After many years of trying to figure out why we were ever together, I realized that it HAD to do with the hypnotic tips of his fingers. Pointing this way and that when the occasion called for it, making an otherwise normal picture something worthy of a whiteboy-hand sign-hall of fame. This man, he was bewitching.

Much to my chagrin, he started dating someone last year. I say much to my chagrin, but really I mean that I was fucking pregnant and couldn’t care less as long as he was getting laid and not bothering me.
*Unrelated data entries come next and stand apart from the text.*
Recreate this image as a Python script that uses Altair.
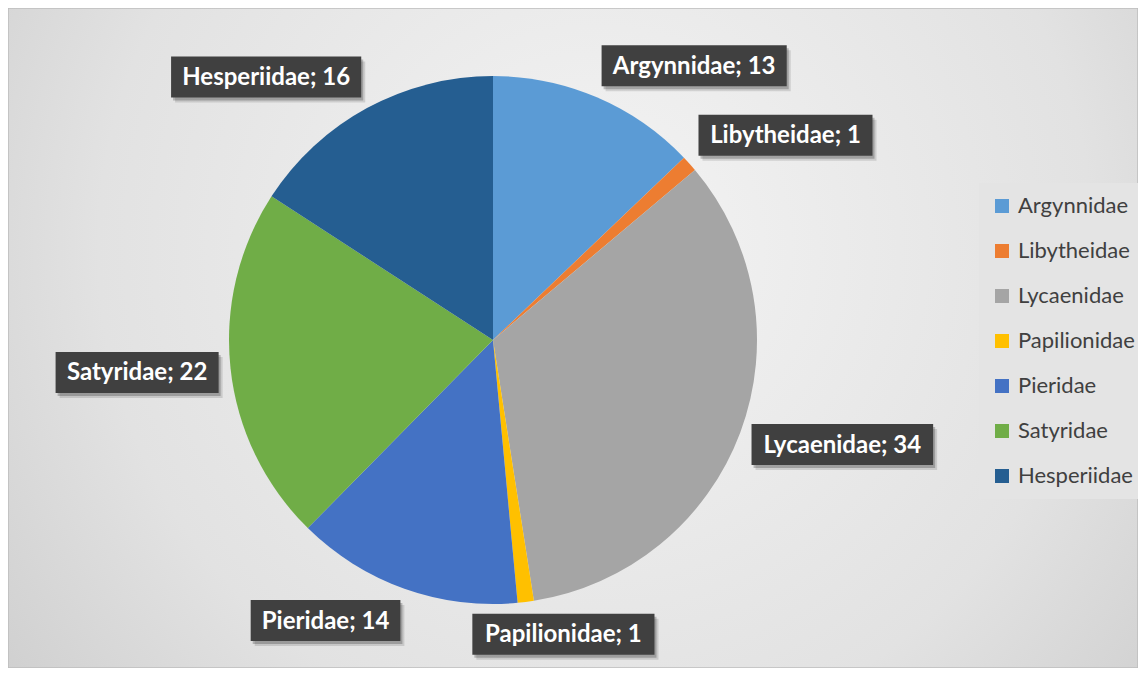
import altair as alt
import pandas as pd
import numpy as np

# ---- data ----
families = ["Argynnidae", "Libytheidae", "Lycaenidae", "Papilionidae",
            "Pieridae", "Satyridae", "Hesperiidae"]
counts = [13, 1, 34, 1, 14, 22, 16]
colors = ["#5B9BD5", "#ED7D31", "#A5A5A5", "#FFC000",
          "#4472C4", "#70AD47", "#255E91"]

# ---- layout / style ----
W, H = 1130, 660
CX, CY = 485, 332          # pie centre (plot-area pixels)
R = 264                    # pie radius
GAP = 12                   # distance of label boxes from the pie edge
REF_PX = 26.3              # reference label font size used to size boxes
BOX_PAD = 10
BOX_H = 41
LABEL_FONT = "Lato"
LABEL_SIZE = 24

# approximate bold glyph advance widths (em/1000) to size label boxes
glyph_w = {"A": 606, "L": 423, "P": 532, "S": 473, "H": 631, "a": 494, "b": 537,
           "c": 418, "d": 537, "e": 503, "g": 474, "h": 537, "i": 246, "l": 246,
           "n": 537, "o": 538, "p": 537, "r": 355, "s": 399, "t": 347, "y": 474,
           ";": 276, " ": 226}

labels = [f"{f}; {c}" for f, c in zip(families, counts)]
vals = np.array(counts, dtype=float)
cum = np.cumsum(vals)
start = cum - vals
mid = (start + vals / 2) / vals.sum() * 2 * np.pi
sn, cs = np.sin(mid), -np.cos(mid)
px = CX + (R + GAP) * sn
py = CY + (R + GAP) * cs
sx = np.clip(3.2 * sn, -1, 1)
sy = np.where(np.abs(cs) > 0.5, np.sign(cs), np.clip(1.1 * cs, -1, 1))
bw = np.array([sum(glyph_w.get(ch, 507) for ch in t) * REF_PX / 1000 + 2 * BOX_PAD
               for t in labels])
bx = px + sx * bw / 2
by = py + sy * BOX_H / 2

df = pd.DataFrame({
    "family": families,
    "count": counts,
    "idx": list(range(len(families))),
    "label": labels,
    "bx": bx, "by": by,
    "x0": bx - bw / 2, "x1": bx + bw / 2,
    "y0": by - BOX_H / 2, "y1": by + BOX_H / 2,
})
for k in (2, 4):
    df[f"sx0_{k}"] = df["x0"] + k
    df[f"sx1_{k}"] = df["x1"] + k
    df[f"sy0_{k}"] = df["y0"] + k + 1
    df[f"sy1_{k}"] = df["y1"] + k + 1

xs = alt.Scale(domain=[0, W], nice=False, zero=False)
ys = alt.Scale(domain=[0, H], nice=False, zero=False, reverse=True)

bg = alt.Chart(pd.DataFrame({"a": [0]})).mark_rect(
    fill=alt.RadialGradient(
        gradient="radial",
        stops=[alt.GradientStop(offset=0, color="#f4f4f4"),
               alt.GradientStop(offset=0.55, color="#e2e2e2"),
               alt.GradientStop(offset=1, color="#c2c2c2")],
        x1=0.52, y1=0.42, r1=0, x2=0.52, y2=0.42, r2=0.8),
    stroke="#bdbdbd", strokeWidth=1.5
).encode(x=alt.value(0), x2=alt.value(W), y=alt.value(0), y2=alt.value(H))

arcs = alt.Chart(df).mark_arc(outerRadius=R).encode(
    theta=alt.Theta("count:Q", stack=True),
    order=alt.Order("idx:Q"),
    color=alt.Color("family:N",
                    scale=alt.Scale(domain=families, range=colors),
                    sort=families,
                    legend=alt.Legend(
                        title=None, orient="none", legendX=971, legendY=175,
                        fillColor="#e4e4e4", padding=12,
                        symbolType="square", symbolSize=196, symbolStrokeWidth=0,
                        labelFont=LABEL_FONT, labelFontSize=22, labelColor="#404040",
                        rowPadding=23, labelOffset=5)),
    x=alt.value(CX), y=alt.value(CY),
)

shadows = []
for k, op in ((4, 0.12), (2, 0.22)):
    shadows.append(alt.Chart(df).mark_rect(color="#000000", opacity=op).encode(
        x=alt.X(f"sx0_{k}:Q", scale=xs, axis=None), x2=f"sx1_{k}:Q",
        y=alt.Y(f"sy0_{k}:Q", scale=ys, axis=None), y2=f"sy1_{k}:Q"))

boxes = alt.Chart(df).mark_rect(color="#404040").encode(
    x=alt.X("x0:Q", scale=xs, axis=None), x2="x1:Q",
    y=alt.Y("y0:Q", scale=ys, axis=None), y2="y1:Q")

texts = alt.Chart(df).mark_text(
    font=LABEL_FONT, fontSize=LABEL_SIZE, fontWeight="bold", color="white",
    align="center", baseline="middle", dy=1
).encode(
    x=alt.X("bx:Q", scale=xs, axis=None),
    y=alt.Y("by:Q", scale=ys, axis=None),
    text="label:N")

chart = alt.layer(bg, arcs, *shadows, boxes, texts).properties(
    width=W, height=H, padding=0, autosize="none"
).configure_view(stroke=None)

chart.save("out.html", embed_options={"renderer": "svg", "actions": False})
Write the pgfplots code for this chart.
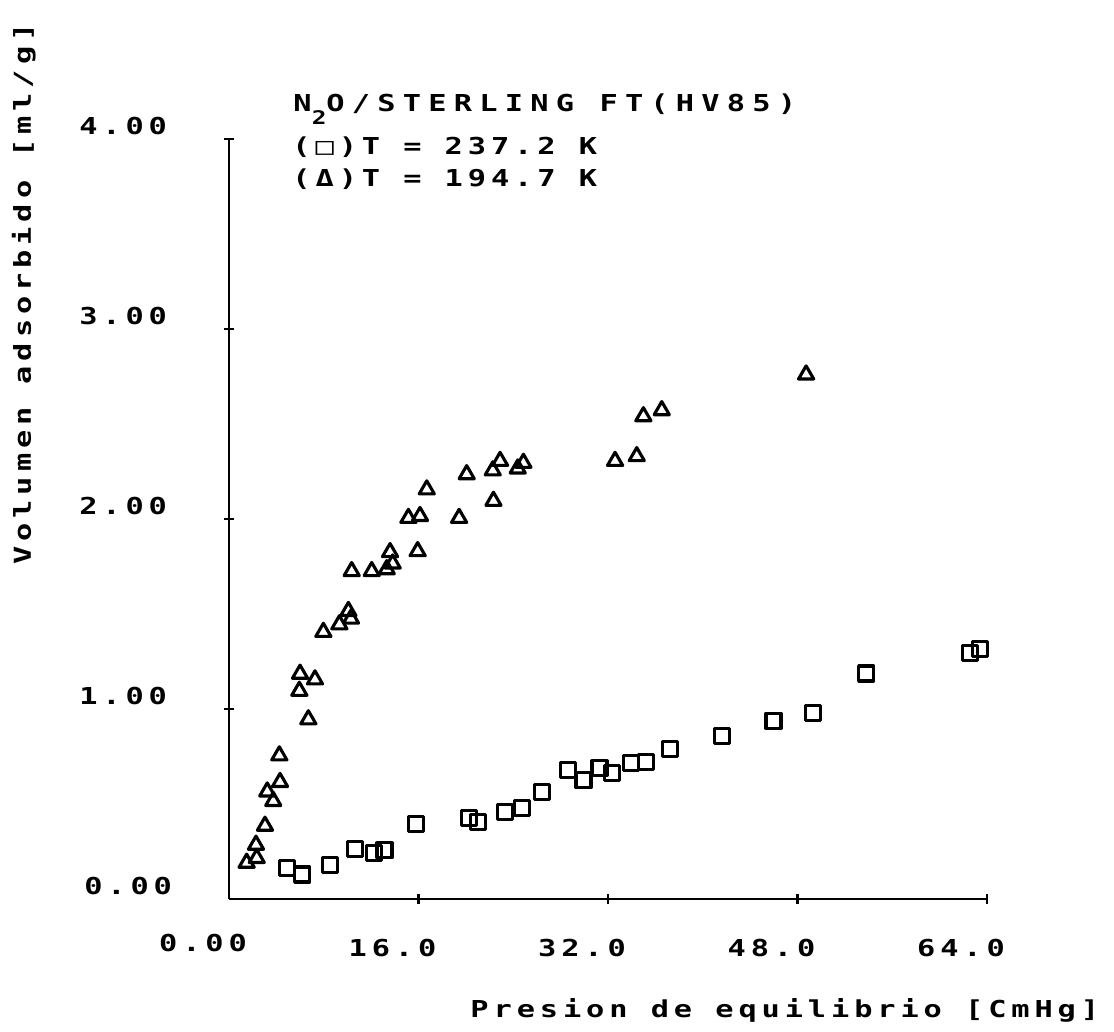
\documentclass[border=0pt]{standalone}
\usepackage{fontspec}
\usepackage{pgfplots}
\pgfplotsset{compat=1.18}
% plotter-like lettering: wide monospace with generous tracking
\newfontfamily\plotfont[FakeStretch=1.3,LetterSpace=21]{DejaVu Sans Mono}
\newfontfamily\plotfontwide[FakeStretch=1.3,LetterSpace=31]{DejaVu Sans Mono}
\newcommand\pf{\plotfont\bfseries\fontsize{9.33pt}{11pt}\selectfont}
\newcommand\pfw{\plotfontwide\bfseries\fontsize{9.33pt}{11pt}\selectfont}

\begin{document}
\begin{tikzpicture}
\useasboundingbox (-91.6pt,-53.2pt) rectangle (354pt,359.6pt);
\begin{axis}[
  at={(0pt,0pt)}, anchor=south west,
  scale only axis, width=303.2pt, height=304pt,
  xmin=0, xmax=64, ymin=0, ymax=4,
  axis lines=left,
  axis line style={-, line width=1.1pt},
  xtick={16,32,48,64}, ytick={1,2,3,4},
  xticklabels={16.0,32.0,48.0,64.0},
  yticklabels={1.00,2.00,3.00,4.00},
  extra x ticks={0}, extra y ticks={0},
  extra x tick labels={0.00}, extra y tick labels={0.00},
  extra tick style={major tick length=0pt},
  tick align=center, major tick length=4pt,
  every tick/.style={black, line width=1.1pt},
  xticklabel style={font=\pf, anchor=center, inner sep=0pt, xshift=-10.4pt, yshift=-17.6pt},
  yticklabel style={font=\pf, anchor=east, inner sep=0pt, xshift=-22.6pt, yshift=5.2pt},
  clip=false,
]
% T = 237.2 K
\addplot[only marks, mark=square, mark size=3.0pt,
  mark options={line width=1.25pt, line join=round}] coordinates {
  (4.87,0.162) (6.17,0.129) (8.53,0.180) (10.64,0.263) (12.25,0.240)
  (13.13,0.256) (15.79,0.396) (20.27,0.426) (21.03,0.405) (23.31,0.458)
  (24.75,0.479) (26.44,0.563) (28.66,0.679) (29.93,0.626) (31.28,0.688)
  (32.35,0.665) (33.93,0.714) (35.22,0.723) (37.25,0.788) (41.61,0.858)
  (45.97,0.938) (49.30,0.977) (53.80,1.187) (62.58,1.293) (63.43,1.314)
};
% T = 194.7 K
\addplot[only marks, mark=triangle, mark size=3.5pt,
  mark options={line width=1.25pt, line join=round}] coordinates {
  (1.49,0.19) (2.34,0.215) (2.28,0.285) (3.04,0.385) (3.74,0.515)
  (3.23,0.565) (4.31,0.615) (4.25,0.755) (6.70,0.945) (5.94,1.095)
  (6.00,1.185) (7.26,1.155) (7.97,1.405) (9.32,1.445) (10.30,1.475)
  (10.08,1.515) (10.36,1.725) (12.05,1.725) (13.32,1.735) (13.82,1.765)
  (13.60,1.825) (15.93,1.83) (15.15,2.005) (16.13,2.015) (16.70,2.155)
  (19.43,2.005) (20.07,2.235) (22.27,2.255) (22.89,2.305) (22.33,2.095)
  (24.38,2.265) (24.86,2.295) (32.60,2.305) (34.43,2.33) (34.99,2.54)
  (36.54,2.572) (48.73,2.76)
};
\end{axis}
% heading
\node[font=\pfw, anchor=base west, inner sep=0pt] at (25.6pt,314.8pt)
  {N\raisebox{-5pt}{\fontsize{7.5pt}{8pt}\selectfont 2}O/STERLING FT(HV85)};
\node[font=\pf, anchor=base west, inner sep=0pt] at (25.2pt,297.6pt) {(□)T = 237.2 K};
\node[font=\pf, anchor=base west, inner sep=0pt] at (25.2pt,284.8pt) {(Δ)T = 194.7 K};
% axis titles
\node[font=\pf, rotate=90, anchor=base west, inner sep=0pt] at (-79.2pt,133.6pt)
  {Volumen adsorbido [ml/g]};
\node[font=\pf, anchor=base west, inner sep=0pt] at (96.4pt,-47.6pt)
  {Presion de equilibrio [CmHg]};
\end{tikzpicture}
\end{document}
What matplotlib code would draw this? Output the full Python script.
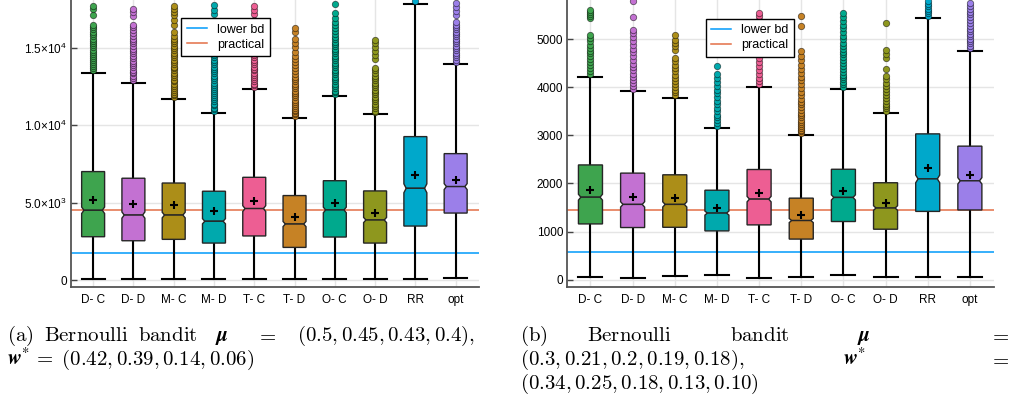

We started talking again after I shat the baby out of my lady parts, and he told me all about his current (or last? or almost ending?) relationship. I was all about discussing the nuances of girlfriends until I just recently saw pictures of her. WHAT IN THE HOLY HELL, MIKE. I’ve been assured by his hot-as-fuck BFF Katie that she’s pretty from the waist down, but really? She looks like she might well have been on the Death Star when it exploded, and they tried their level best to reconstruct her face…and it didn’t quite work out. Mark Hammill knows what the fuck I mean, you motorcycle crashing motherfucker.

He was cute, and then he looked like the inside of a hookers butthole.

Anyway, so then this was my conclusion:

I'm just sayin, they are identical. Welcome to the next 20 years.

This post was actually going to elaborate on who I THINK he should be dating, but there’s really no way I can make anything I say more funny than that picture. So I’m saying goodnight.